(SET PROBLEM)
Print the lines starting at the line containing "Output the Python" and ending at the line containing "plt.rcParams['font.size'] = 11", exactly and in full, without the pictures.
[START OF LISTING]
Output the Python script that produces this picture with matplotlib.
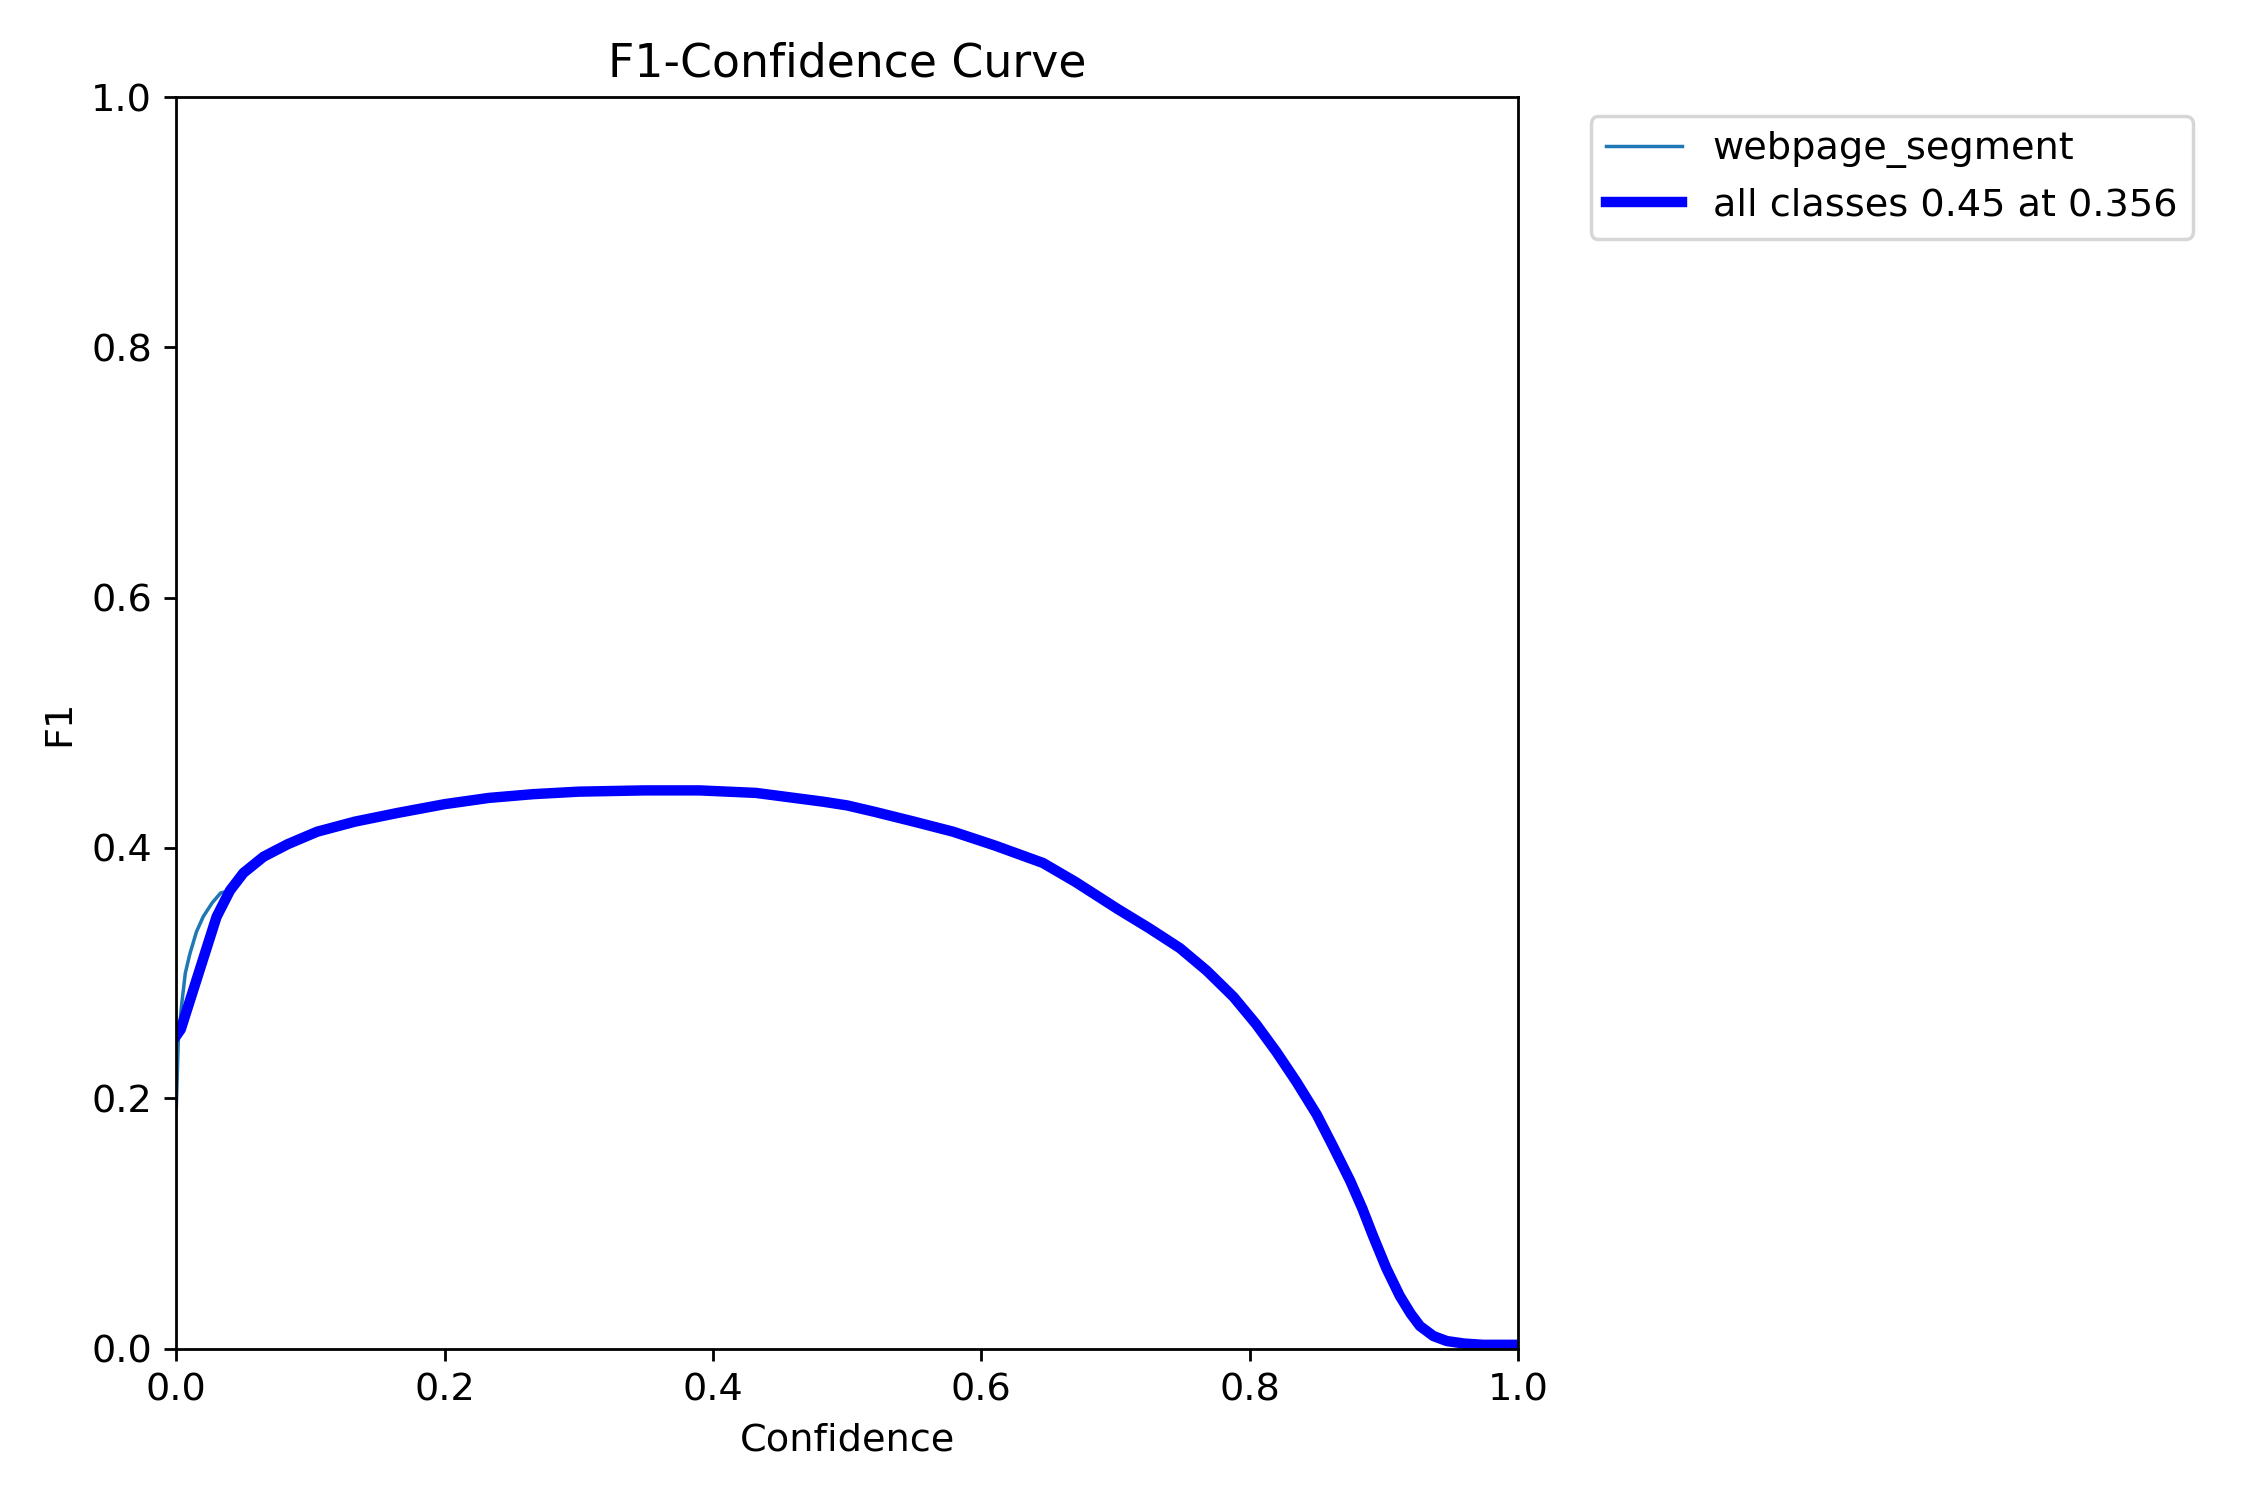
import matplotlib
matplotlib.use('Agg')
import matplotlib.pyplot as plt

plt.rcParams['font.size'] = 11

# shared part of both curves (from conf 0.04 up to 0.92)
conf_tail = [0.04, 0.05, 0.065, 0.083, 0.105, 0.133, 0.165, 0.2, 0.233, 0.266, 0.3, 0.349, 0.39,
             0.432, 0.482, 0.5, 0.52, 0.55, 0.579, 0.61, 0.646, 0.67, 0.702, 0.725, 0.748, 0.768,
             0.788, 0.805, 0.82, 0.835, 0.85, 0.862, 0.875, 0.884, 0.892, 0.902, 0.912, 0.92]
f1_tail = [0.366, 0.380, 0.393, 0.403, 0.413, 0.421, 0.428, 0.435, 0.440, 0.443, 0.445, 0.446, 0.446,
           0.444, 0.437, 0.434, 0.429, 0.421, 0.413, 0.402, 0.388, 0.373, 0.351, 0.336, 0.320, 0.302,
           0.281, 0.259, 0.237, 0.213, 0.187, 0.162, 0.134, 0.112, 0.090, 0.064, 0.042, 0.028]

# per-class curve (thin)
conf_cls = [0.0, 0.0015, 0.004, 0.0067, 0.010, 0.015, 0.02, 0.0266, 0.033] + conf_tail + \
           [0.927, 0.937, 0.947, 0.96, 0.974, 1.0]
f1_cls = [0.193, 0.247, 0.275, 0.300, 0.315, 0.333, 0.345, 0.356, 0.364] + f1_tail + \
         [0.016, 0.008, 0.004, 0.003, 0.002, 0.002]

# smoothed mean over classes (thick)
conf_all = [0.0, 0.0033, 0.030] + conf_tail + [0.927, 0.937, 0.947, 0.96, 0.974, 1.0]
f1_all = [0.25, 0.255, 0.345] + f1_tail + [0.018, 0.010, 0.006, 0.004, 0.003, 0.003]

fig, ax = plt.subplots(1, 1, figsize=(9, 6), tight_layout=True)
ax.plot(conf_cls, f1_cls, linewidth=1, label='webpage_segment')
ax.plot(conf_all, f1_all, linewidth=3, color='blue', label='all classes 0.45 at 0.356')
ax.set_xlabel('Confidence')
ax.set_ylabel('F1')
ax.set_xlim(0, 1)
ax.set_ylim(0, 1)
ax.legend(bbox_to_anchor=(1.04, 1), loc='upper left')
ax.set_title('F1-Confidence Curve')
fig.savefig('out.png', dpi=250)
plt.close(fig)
[END OF LISTING]
[START OF LISTING]
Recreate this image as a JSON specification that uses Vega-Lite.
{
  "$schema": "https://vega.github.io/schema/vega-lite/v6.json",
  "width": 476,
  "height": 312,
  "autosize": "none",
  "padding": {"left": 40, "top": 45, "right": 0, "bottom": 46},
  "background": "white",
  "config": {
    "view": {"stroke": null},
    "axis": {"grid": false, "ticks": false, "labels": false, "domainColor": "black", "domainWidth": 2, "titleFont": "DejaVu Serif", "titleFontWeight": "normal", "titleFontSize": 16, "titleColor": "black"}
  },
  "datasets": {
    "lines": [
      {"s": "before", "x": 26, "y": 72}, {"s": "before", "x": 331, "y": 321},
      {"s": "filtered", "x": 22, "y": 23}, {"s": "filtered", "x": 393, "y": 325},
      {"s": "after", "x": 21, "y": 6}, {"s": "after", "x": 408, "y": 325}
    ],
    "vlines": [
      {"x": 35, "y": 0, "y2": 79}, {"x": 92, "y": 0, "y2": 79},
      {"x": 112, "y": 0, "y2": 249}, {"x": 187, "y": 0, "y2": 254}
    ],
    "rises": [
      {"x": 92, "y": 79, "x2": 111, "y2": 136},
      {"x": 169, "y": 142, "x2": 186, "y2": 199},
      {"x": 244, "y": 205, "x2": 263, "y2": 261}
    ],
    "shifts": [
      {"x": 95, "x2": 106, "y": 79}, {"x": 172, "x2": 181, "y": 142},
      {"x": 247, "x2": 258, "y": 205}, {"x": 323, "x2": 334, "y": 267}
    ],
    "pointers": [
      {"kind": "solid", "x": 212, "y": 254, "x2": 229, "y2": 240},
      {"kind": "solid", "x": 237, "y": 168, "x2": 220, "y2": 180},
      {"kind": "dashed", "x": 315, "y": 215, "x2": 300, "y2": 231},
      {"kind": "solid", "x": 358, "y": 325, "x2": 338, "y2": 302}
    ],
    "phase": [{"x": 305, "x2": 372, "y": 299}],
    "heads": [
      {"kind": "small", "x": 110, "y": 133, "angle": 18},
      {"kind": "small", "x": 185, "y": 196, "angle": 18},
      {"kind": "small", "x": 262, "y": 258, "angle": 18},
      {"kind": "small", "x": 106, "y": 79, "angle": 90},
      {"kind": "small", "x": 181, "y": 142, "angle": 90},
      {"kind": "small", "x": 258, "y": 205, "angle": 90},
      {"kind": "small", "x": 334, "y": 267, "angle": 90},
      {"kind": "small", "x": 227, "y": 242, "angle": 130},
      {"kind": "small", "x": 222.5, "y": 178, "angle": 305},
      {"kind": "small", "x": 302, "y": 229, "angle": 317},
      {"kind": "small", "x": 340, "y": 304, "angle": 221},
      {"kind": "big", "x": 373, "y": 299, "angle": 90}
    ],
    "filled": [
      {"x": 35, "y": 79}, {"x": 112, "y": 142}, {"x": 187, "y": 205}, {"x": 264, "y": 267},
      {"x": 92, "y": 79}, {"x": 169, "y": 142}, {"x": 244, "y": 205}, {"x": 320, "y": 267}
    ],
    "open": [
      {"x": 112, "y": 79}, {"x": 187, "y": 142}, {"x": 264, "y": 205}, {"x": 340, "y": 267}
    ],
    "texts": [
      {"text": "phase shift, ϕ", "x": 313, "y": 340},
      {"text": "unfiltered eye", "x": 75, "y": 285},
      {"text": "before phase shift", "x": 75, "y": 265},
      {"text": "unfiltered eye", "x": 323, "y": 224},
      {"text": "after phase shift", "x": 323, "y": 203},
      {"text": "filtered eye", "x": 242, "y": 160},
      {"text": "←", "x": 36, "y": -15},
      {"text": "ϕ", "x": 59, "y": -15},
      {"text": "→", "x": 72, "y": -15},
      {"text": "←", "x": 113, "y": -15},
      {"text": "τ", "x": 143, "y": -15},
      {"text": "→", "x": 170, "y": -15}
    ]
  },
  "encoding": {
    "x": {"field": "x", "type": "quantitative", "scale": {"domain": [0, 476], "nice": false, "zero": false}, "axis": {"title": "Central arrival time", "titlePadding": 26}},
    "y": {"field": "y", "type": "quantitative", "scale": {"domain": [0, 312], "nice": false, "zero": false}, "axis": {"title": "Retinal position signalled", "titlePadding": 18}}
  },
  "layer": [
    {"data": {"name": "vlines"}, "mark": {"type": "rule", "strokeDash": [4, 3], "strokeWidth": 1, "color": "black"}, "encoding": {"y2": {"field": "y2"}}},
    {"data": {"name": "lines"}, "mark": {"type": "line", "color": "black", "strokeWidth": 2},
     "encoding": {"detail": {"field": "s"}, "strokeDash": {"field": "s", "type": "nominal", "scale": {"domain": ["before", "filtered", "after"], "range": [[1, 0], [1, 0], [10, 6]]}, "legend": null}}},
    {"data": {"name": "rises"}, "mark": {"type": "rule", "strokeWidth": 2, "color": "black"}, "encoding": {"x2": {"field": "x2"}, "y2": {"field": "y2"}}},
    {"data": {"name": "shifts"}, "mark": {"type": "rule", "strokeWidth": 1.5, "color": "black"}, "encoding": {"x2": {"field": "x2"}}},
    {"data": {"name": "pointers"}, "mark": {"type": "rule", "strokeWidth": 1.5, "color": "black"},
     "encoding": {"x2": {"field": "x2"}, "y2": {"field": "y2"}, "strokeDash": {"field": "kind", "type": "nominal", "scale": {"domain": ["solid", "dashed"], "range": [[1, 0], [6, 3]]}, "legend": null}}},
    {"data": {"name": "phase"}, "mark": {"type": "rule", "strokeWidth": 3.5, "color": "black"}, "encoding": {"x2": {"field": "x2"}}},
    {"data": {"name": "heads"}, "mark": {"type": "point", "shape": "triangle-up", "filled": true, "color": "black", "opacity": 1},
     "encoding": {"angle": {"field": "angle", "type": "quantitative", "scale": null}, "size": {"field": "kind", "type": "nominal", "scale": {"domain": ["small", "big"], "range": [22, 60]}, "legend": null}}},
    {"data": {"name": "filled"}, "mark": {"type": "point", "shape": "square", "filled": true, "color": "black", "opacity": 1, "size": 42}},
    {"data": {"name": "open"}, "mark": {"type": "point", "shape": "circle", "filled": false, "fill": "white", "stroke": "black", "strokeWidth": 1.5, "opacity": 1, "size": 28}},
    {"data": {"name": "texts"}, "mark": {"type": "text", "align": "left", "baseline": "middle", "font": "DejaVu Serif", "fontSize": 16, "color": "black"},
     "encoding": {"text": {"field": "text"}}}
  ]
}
[END OF LISTING]
(WRITTEN RESPONSE)
Output the Python script that produces this picture with matplotlib.
import matplotlib
matplotlib.use('Agg')
import matplotlib.pyplot as plt

plt.rcParams['font.size'] = 11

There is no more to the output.